ISVs should not attempt to use Sandboxes for developing their product. This is 2019 (future visitors, insert current year here), and we finally have a robust set of tools that we've been asking about for nearly a decade or more (for example, this idea which DX actually solves in a meaningful way). If you are a customer doing customer things, do continue to use Sandboxes if you'd like. They're a perfectly natural way to operate. Or, migrate to Unlocked Packages, and you can still use Sandboxes or upgrade to Scratch Orgs.
Please, do yourself a favor and drop the notation of using Sandboxes for your ISV development. Too many things can, and often do, go wrong, no matter how carefully you tread. Using DX, Unlocked Packages, and Scratch Orgs is definitely the way to go in to the future. If you want to use Sandboxes for any part of the development life cycle, I suggest limiting such use to QA and UAT--those steps should never involve editing code, and Sandboxes can install managed packages. You should do this anyways as a smoke test to make sure that nothing breaks when a subscriber installs your package.
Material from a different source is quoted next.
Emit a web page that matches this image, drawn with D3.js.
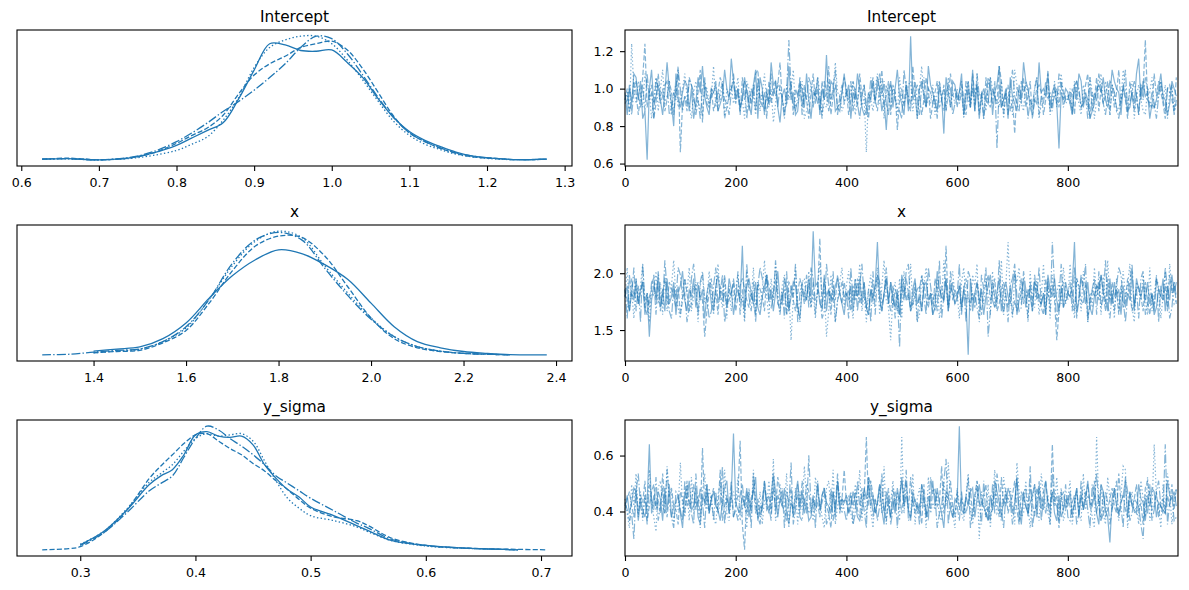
<!DOCTYPE html>
<html><head><meta charset="utf-8">
<script src="https://cdn.jsdelivr.net/npm/d3@7/dist/d3.min.js"></script>
<style>
body{margin:0;background:#fff}
text{font-family:"DejaVu Sans",sans-serif;fill:#000}
</style></head>
<body><svg id="chart" width="1189" height="590"></svg>
<script>
// ---------------- DATA ----------------
const paramNames = ["Intercept", "x", "y_sigma"];

// KDE grids (parameter values) and per-chain density estimates
// chain order: 0 solid, 1 dashed, 2 dotted, 3 dash-dot
const kdeGridIntercept = [0.627,0.66,0.70,0.74,0.77,0.80,0.82,0.84,0.86,0.88,0.90,0.92,0.94,0.96,0.98,1.00,1.02,1.04,1.06,1.08,1.10,1.12,1.14,1.16,1.18,1.21,1.24,1.277];
const kdeIntercept = [
  [0.05,0.07,0.025,0.1,0.3,0.6,0.9,1.2,1.5,2.45,3.6,4.65,4.6,4.38,4.35,4.4,3.9,3.3,2.45,1.7,1.15,0.8,0.55,0.33,0.18,0.08,0.03,0.05],
  [0.05,0.09,0.025,0.1,0.3,0.68,1.0,1.3,1.8,2.65,3.4,3.85,4.15,4.5,4.65,4.75,4.4,3.65,2.7,1.75,1.1,0.75,0.48,0.28,0.15,0.08,0.03,0.05],
  [0.05,0.06,0.025,0.08,0.2,0.4,0.65,0.95,1.6,2.5,3.7,4.5,4.8,4.95,4.95,4.65,4.0,3.2,2.35,1.55,1.0,0.65,0.43,0.25,0.15,0.06,0.03,0.05],
  [0.05,0.07,0.025,0.12,0.35,0.75,1.1,1.5,1.95,2.35,2.8,3.3,3.85,4.5,4.95,4.85,4.25,3.4,2.5,1.7,1.1,0.75,0.5,0.3,0.18,0.08,0.03,0.05]
];
const kdeGridX = [1.289,1.35,1.40,1.45,1.50,1.55,1.60,1.65,1.70,1.75,1.80,1.85,1.90,1.95,2.00,2.05,2.10,2.15,2.20,2.25,2.30,2.38];
const kdeX = [
  [null,null,0.1,0.15,0.2,0.4,0.78,1.38,1.92,2.31,2.55,2.46,2.19,1.83,1.26,0.69,0.33,0.18,0.09,0.045,0.015,0.01],
  [null,null,0.06,0.09,0.12,0.3,0.6,1.26,2.04,2.64,2.88,2.85,2.4,1.65,0.9,0.4,0.18,0.09,0.045,0.024,0.01,null],
  [null,null,0.06,0.1,0.15,0.33,0.66,1.35,2.16,2.76,3.0,2.85,2.16,1.5,0.9,0.45,0.21,0.1,0.045,0.024,0.01,null],
  [0.01,0.025,0.075,0.12,0.15,0.33,0.69,1.35,2.22,2.79,2.97,2.79,2.1,1.44,0.87,0.45,0.21,0.1,0.045,0.024,0.01,null]
];
const kdeGridSigma = [0.267,0.29,0.30,0.32,0.34,0.36,0.37,0.38,0.39,0.40,0.41,0.42,0.43,0.44,0.45,0.46,0.47,0.48,0.49,0.50,0.52,0.54,0.55,0.57,0.60,0.63,0.66,0.68,0.705];
const kdeSigma = [
  [null,null,0.32,1.05,2.24,3.71,4.2,4.55,5.39,6.51,6.69,6.44,6.37,6.44,5.95,4.83,4.06,3.43,3.01,2.45,1.96,1.4,1.12,0.56,0.28,0.14,0.07,0.035,null],
  [0.035,0.1,0.21,0.98,2.24,4.06,4.76,5.39,6.02,6.51,6.58,6.16,5.74,5.39,4.9,4.48,3.92,3.43,2.87,2.38,1.89,1.68,1.4,0.7,0.28,0.14,0.08,0.06,0.035],
  [null,null,0.35,1.05,2.31,3.85,4.34,4.83,5.6,6.3,6.58,6.44,6.51,6.58,6.16,5.04,3.92,2.94,2.38,1.96,1.68,1.33,1.05,0.56,0.25,0.13,0.07,0.035,null],
  [null,null,0.28,0.98,2.1,3.36,3.78,4.2,5.25,6.3,7.0,6.79,6.3,5.88,5.39,4.83,4.2,3.78,3.36,2.94,2.24,1.54,1.26,0.63,0.28,0.14,0.07,0.035,null]
];

// Trace samples (every 4th draw), one char per sample: value = lo + parseInt(char,36)*step
const traceThin = 4;
const traceCodeIntercept = { lo: 0.60, step: 0.02 };
const traceCodeX = { lo: 1.25, step: 0.032 };
const traceCodeSigma = { lo: 0.25, step: 0.013 };
const traceStrIntercept = [
  "jdlgonhmce1kpgilhdjrkgaohfjmlekcgnjqifdkjlegipkhsm"+"hkeinjgdlpcnkejgrlmfbikgqhjdelkfohcjindkhtgmlefejo"+"ilcjhokfdejhmgnkeh9jmfkpigdleyhjckmifqljgeki8njfml"+"hjodimfpelcikhgndjlqfhkcnigelhrmkfdhgrjkiofjlg4jhk"+"jgdlhomfjhcegkljnhfipmkjdliefjgoshmijcgfhkoihdgmki",
  "hkegmjdinwfjlcgoikehmjdkq3gienlhfjpbmigkehjnlcfikm"+"gjdnhlekiophfjcmgkilrhegjmdkinflhcjogkemhjqdilfgjn"+"kdhmjfoilgcjnhekpgimdlj9hkfmgeqjlidhnkcgjmfhlejoik"+"fjmhdkgoilejcnhfkigqmdjleh8kjgnfimchkljdhpegikfmjh"+"igkdmjfhlocjhnekgimdlfjpgkhcmiejdlkxhgfoimjgcklhen",
  "hjdwkgmifoljchnekpgimdjlfhkoigcjmhedlkgiqfjhmdkilg"+"jnfhcmkgidlejohfkbgmjidlhkpfgjmcehlkinjdgfmhkrjieg"+"kgjmdhlfi3jhekogmclifkjdnhgilmejckqhfigldjmhkenfjg"+"ihlcjmfkgodhjelnkigfmcjhkdpligemjhfkncgijldhmfkoig"+"hkemjgdlifnjchkogmidljefhpkgjmcilhedkjnfgimhlcjkeg",
  "ghkdjmifleohjcnkgilmdfjhpkeigmljdhckngfijmeklhgdjo"+"ikfhmcjglenhjdkgoimflhcjxkgeimdjhnlfkgicmjehkpdilg"+"jhmekgcildfnjhkoimgdljhfecpkigjmhdlnfkjgicmhejlkdg"+"kgjdmhfleoijchnkgm4lfhjdkpigemjlchfkndigmhjekgolfi"+"hjdlmkfgicnejhokgdimljfchkpegjmidlhnkfjgcimhekjldh"
];
const traceStrX = [
  "hkdigmfjlci6gkhnejdmfhlcikogdjhmekgjbilfdknhgiemjc"+"hjgvdkmiflechkngjdiogfmjdhlkebjigmhzklfendjhgkmifc"+"igkdjhmflecjgkwhdimflhejcnkgidjmfhdklgiceojhgmdkif"+"hkejg1mdilfjchkngeimdjlhfkocgimejhdlkgficnjhmgdkel"+"ihkwdgmjflechkjnigdmflhjckeigodmjhkglficejhmdkgnil",
  "jgdmhkfilechjngkdimfljhekcgmidfkjlhg6dimejckhnfgil"+"dhkmjgeifcljhdnkgimfehjclkgdimjfhkelgixdmhjckgnifl"+"hjdkgmfilecjhkngdimflejhckgmidfhjkdlgeicmjhkgvdilf"+"gkdjmhfielhcjkngimdfjlhekcgdimfjhkdlgiecmhjkg5dilf"+"ihjdmkgflcejhkgnidmflhjckegmidfjkhdlgciemjhgkdnilf",
  "hpdjbmgkqeiajhoflcndgkrhebjmipdhlaknfgoicjqhembkdi"+"jnfhaokgpdlejrhbmgqidkncj5hpfalmgoeibkqhj6dnhaglpe"+"kogbmhqdiajnfhpckrge5ildmbohgqejacnkpfhidmbgrjeloh"+"iblpghdnkqajfmhcoegirdkwhbnlpfjiaogemchqdkbnhilfpj"+"gqhbmjdokaiephlcnfrgjbmdiohkqealjgnhcpdimkbhoeqjfg",
  "jbnhpdkaqgielmcohfrjdbkgpnhiaemqjcloghbdkpfinaejhm"+"gocjbqhdlakpminfehrgcjbodkhqailgnepmcjhbdqkfoagilh"+"ibpgmdkqhejaocnlfhpgdkbi3mhoqeglajnhcpkfidrbhmeogj"+"hqckaomgiebnjp6dlhfrgciakmqhdeojblgnhpficmdwkahqeg"+"ildpbhnkqagjmcoehrfbidkpngahlqejbmocfihdnakgpjbelh"
];
const traceStrSigma = [
  "dgbeih9fcaeubgdhf9icjadegb7hfkcdia8gejbfhdc9eikbgx"+"ecbgdiafhl9dcjebgmhafdib8ecgkdhbe9afdjcgiedbhakcfe"+"gbdhea9cifkdgbejc8hdafbieldgc9hedbjgacfkdieb7hgcaf"+"ezcbgdhiafjedb9gckheafdigbelc8hdbegjaifckedhb9gacf"+"dhbeiagcfkedgb8jhca3fidbegkahdcbjfe9gdihaedcbkgfhd",
  "cfhdaibgek9dhjcfbmeagidc8hfbkdejcgatdhbfiecn9dgbha"+"dgv81hecjbfadkegbiclhdc9fiaegbkdjhbfceagidb7hckefn"+"ebgdhcaifwdkgbejhc9faidegbhkcldfbe8jagchideobgfkda"+"hcfdbeiagkedgj9bchfaldibegkc8hfdbjeaigchkdbueg7fhc"+"gdaeibhcfjdekbg9hacfidbmegcahdfjbe8ikgcdhaefbgdjci",
  "fb7jdmah9gcnea6ikdbogh8ecpdaj9lbfd7hmciea8gkdnb9fh"+"dl9cg7ibneah8fdkcq9bjedm7gai8hcofbd9lgea7ikcn8dhbf"+"egb8jdn9halc7fdibo8gekdh9wbjcam8fidg7lbecha9kdpfb7"+"idb9gmc8ek4hdaj7fnbc9lgeid8phabkd7fjc9mgeb8hdlai9c"+"fk8dhb9mcgea7wdjb8lfcid9gon7ehbd8kfal9cugd7jbmh8ei",
  "ec9b4hmdag8jfcl9dibnea7hgc9kdfb8mdie7jcg9hbeo8fdka"+"c9gjdbh7mea8fkcd9lbgei7hdp8cja9fbrdg7kceh8ai9dmbfc"+"9eh8bkdgc7ljaf9dmbei8ch7gkdn9afbe8jdc9lhg7bdkq8eac"+"d9hbfl7cgie8kad9jbmhc7gfe8dl9bhiao7cdk9fbg8med9hcj"+"a9eg8bkdhc7jfmd9bhe8cgkad7lh9bfed84gbj9chkdbu8eg9a"
];
function decodeTrace(str, code) {
  return Array.from(str, ch => +(code.lo + parseInt(ch, 36) * code.step).toFixed(4));
}
const traceIntercept = traceStrIntercept.map(s => decodeTrace(s, traceCodeIntercept));
const traceX = traceStrX.map(s => decodeTrace(s, traceCodeX));
const traceSigma = traceStrSigma.map(s => decodeTrace(s, traceCodeSigma));

// Tick values
const kdeTicksIntercept = [0.6,0.7,0.8,0.9,1.0,1.1,1.2,1.3];
const kdeTicksX = [1.4,1.6,1.8,2.0,2.2,2.4];
const kdeTicksSigma = [0.3,0.4,0.5,0.6,0.7];
const traceYTicksIntercept = [0.6,0.8,1.0,1.2];
const traceYTicksX = [1.5,2.0];
const traceYTicksSigma = [0.4,0.6];
const traceXTicks = [0,200,400,600,800];
const drawCount = 1000;

// ---------------- DRAWING ----------------
const color = "#1f77b4";
const dashes = [null, "5.1,2.2", "1.4,2.3", "8.8,2.2,1.4,2.2"];
const svg = d3.select("#chart");
const rows = [30, 225, 420];
const panelH = 136;
const leftX = [17, 572], rightX = [625, 1178];
const tickFont = 12.6, titleFont = 15.3;

function padded(ext) { const d = (ext[1] - ext[0]) * 0.05; return [ext[0] - d, ext[1] + d]; }

function frame(g, x0, x1, top, title) {
  g.append("rect").attr("x", x0).attr("y", top).attr("width", x1 - x0).attr("height", panelH)
    .attr("fill", "none").attr("stroke", "#000").attr("stroke-width", 1.1);
  g.append("text").attr("x", (x0 + x1) / 2).attr("y", top - 8).attr("text-anchor", "middle")
    .attr("font-size", titleFont).text(title);
}
function styleAxis(a) {
  a.select(".domain").remove();
  a.selectAll("line").attr("stroke", "#000").attr("stroke-width", 1.1);
  a.selectAll("text").attr("font-size", tickFont).attr("font-family", "DejaVu Sans");
}

function kdePanel(row, name, grid, chains, ticks) {
  const top = rows[row], bottom = top + panelH;
  const g = svg.append("g");
  const xs = d3.scaleLinear().domain(padded(d3.extent(grid))).range(leftX);
  const vals = chains.flat().filter(v => v != null);
  const ys = d3.scaleLinear().domain(padded(d3.extent(vals))).range([bottom, top]);
  const line = d3.line().defined(d => d[1] != null).x(d => xs(d[0])).y(d => ys(d[1])).curve(d3.curveCatmullRom.alpha(0.5));
  chains.forEach((c, i) => {
    g.append("path").attr("d", line(grid.map((x, j) => [x, c[j]])))
      .attr("fill", "none").attr("stroke", color).attr("stroke-width", 1.3)
      .attr("stroke-dasharray", dashes[i]);
  });
  const ax = g.append("g").attr("transform", `translate(0,${bottom})`)
    .call(d3.axisBottom(xs).tickValues(ticks).tickFormat(d3.format(".1f")).tickSize(5).tickPadding(7.5));
  styleAxis(ax);
  frame(g, leftX[0], leftX[1], top, name);
}

function tracePanel(row, name, chains, yTicks) {
  const top = rows[row], bottom = top + panelH;
  const g = svg.append("g");
  const xs = d3.scaleLinear().domain([0, drawCount - 1]).range(rightX);
  const ys = d3.scaleLinear().domain(padded(d3.extent(chains.flat()))).range([bottom, top]);
  const line = d3.line().x((d, i) => xs(i * traceThin)).y(d => ys(d));
  chains.forEach((c, i) => {
    g.append("path").attr("d", line(c)).attr("fill", "none").attr("stroke", color)
      .attr("stroke-opacity", 0.55).attr("stroke-width", 1.2).attr("stroke-dasharray", dashes[i]);
  });
  const ax = g.append("g").attr("transform", `translate(0,${bottom})`)
    .call(d3.axisBottom(xs).tickValues(traceXTicks).tickFormat(d3.format("d")).tickSize(5).tickPadding(7.5));
  styleAxis(ax);
  const ay = g.append("g").attr("transform", `translate(${rightX[0]},0)`)
    .call(d3.axisLeft(ys).tickValues(yTicks).tickFormat(d3.format(".1f")).tickSize(5).tickPadding(6.5));
  styleAxis(ay);
  frame(g, rightX[0], rightX[1], top, name);
}

kdePanel(0, paramNames[0], kdeGridIntercept, kdeIntercept, kdeTicksIntercept);
kdePanel(1, paramNames[1], kdeGridX, kdeX, kdeTicksX);
kdePanel(2, paramNames[2], kdeGridSigma, kdeSigma, kdeTicksSigma);
tracePanel(0, paramNames[0], traceIntercept, traceYTicksIntercept);
tracePanel(1, paramNames[1], traceX, traceYTicksX);
tracePanel(2, paramNames[2], traceSigma, traceYTicksSigma);
</script>
</body></html>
There are a few ways to go about it, rather than one "best" way, but it seems that, for the most part, the ISV release cycle goes a bit more like this: DEV Scratch Orgs -> QA Scratch Orgs -> UAT Scratch Orgs -> Partner Dev Org -> Upload Package -> Sandbox Smoke Test -> Release to AppExchange. Not all ISVs will use all these steps, nor are all steps strictly recommended, but this should be considered a comprehensive development strategy for most ISVs, and those that are using DX most likely have some or all of these steps (and possibly a few more, such as Continuous Integration/Continuous Delivery).